No big hoopla announced the reopening of the St. Germain Marché in November of last year; the underground parking had been open and in use for years while the rest was still under construction. I had no idea it had been finished - it had been a construction site for longer than I can remember - and I have only arrived here today, in response to an announcement of a modest multimedia exposition - leading up the choices for the French selection of the best multimedia productions, to be awarded at the 5th annual International Prix Möbius - to take place from 24 to 26 September, in Paris.

The Left Bank, in Paris' 5th, 6th and 7th arrondissements, with the preponderance of schools and faculties and its large Luxembourg Gardens, is generally quieter and less rackety than the arrondissements with their grands boulevards and large train stations, on the north side of the Seine. Outside of the really monumental buildings and structures, there are few large buildings on either side of the Seine that have a uniform facade of the size of the new/old marché/fair. The longest sides are 92 metres long and the short, just over 70.

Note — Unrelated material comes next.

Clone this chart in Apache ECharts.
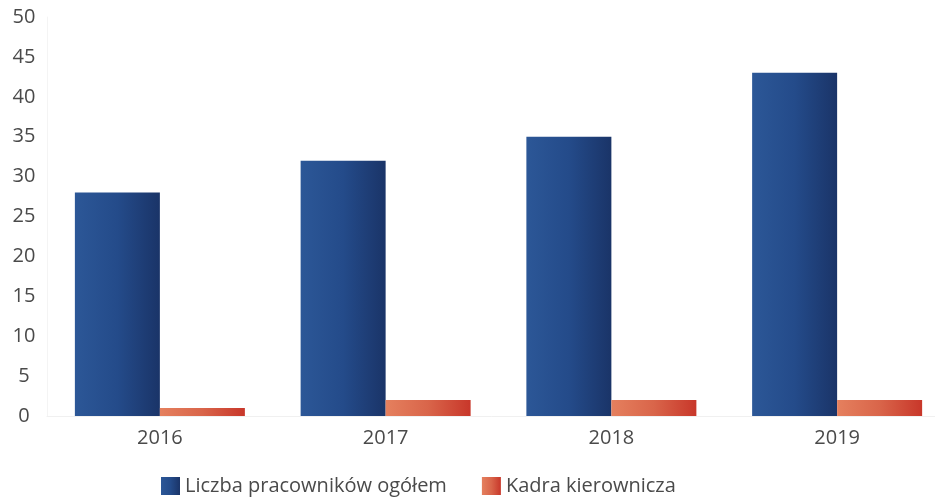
<!DOCTYPE html>
<html><head><meta charset="utf-8">
<script src="https://cdn.jsdelivr.net/npm/echarts@6/dist/echarts.min.js"></script>
<style>html,body{margin:0;padding:0;background:#fff}#c{width:935px;height:497px}</style>
</head><body><div id="c"></div>
<script>
const categories = ['2016', '2017', '2018', '2019'];
const totalEmployees = [28, 32, 35, 43];
const management = [1, 2, 2, 2];
const seriesNames = ['Liczba pracowników ogółem', 'Kadra kierownicza'];

const blueGrad = new echarts.graphic.LinearGradient(0, 0, 1, 0, [
  {offset: 0, color: '#2c5797'}, {offset: 0.5, color: '#244b8a'}, {offset: 1, color: '#1a3468'}
]);
const redGrad = new echarts.graphic.LinearGradient(0, 0, 1, 0, [
  {offset: 0, color: '#e5805e'}, {offset: 0.5, color: '#d9654a'}, {offset: 1, color: '#c8372a'}
]);
const chart = echarts.init(document.getElementById('c'));
chart.setOption({
  animation: false,
  grid: {left: 47, width: 903, top: 17, height: 399, outerBoundsMode: 'none', containLabel: false},
  legend: {
    left: 156, top: 471, itemWidth: 19, itemHeight: 18, itemGap: 35, icon: 'rect',
    textStyle: {color: '#4a4a4a', fontSize: 20, fontFamily: 'Open Sans'},
    data: seriesNames
  },
  xAxis: {
    type: 'category', data: categories,
    axisLine: {lineStyle: {color: '#f0f0f0'}}, axisTick: {show: false},
    axisLabel: {color: '#4a4a4a', fontSize: 20, fontFamily: 'Open Sans', margin: 12}
  },
  yAxis: {
    type: 'value', min: 0, max: 50, interval: 5,
    axisLine: {show: true, lineStyle: {color: '#f4f4f4'}}, axisTick: {show: false},
    splitLine: {show: false},
    axisLabel: {color: '#4a4a4a', fontSize: 20, fontFamily: 'Open Sans', margin: 23, align: 'center'}
  },
  series: [
    {name: seriesNames[0], type: 'bar', data: totalEmployees, barWidth: 85, barGap: '0%',
     itemStyle: {color: blueGrad}},
    {name: seriesNames[1], type: 'bar', data: management, barWidth: 85,
     itemStyle: {color: redGrad}}
  ]
});
</script></body></html>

Not being in the category of official grand monument, it took 20 years of work to finish - and the surprising thing is, with all the interests that it serves, it looks like one building of a unified purpose. With the revenues from the boutiques and the public parking paying for the whole, there is no reason to suppose that this building should be knocked down anytime within several lifetimes to come.

If you are thinking of building a mall, I suggest you first pay a visit to the Marché St. Germain, in the Quartier Latin, in Paris. That is, if you intend to put your name on a building that will be around a long time after you've finished using yours.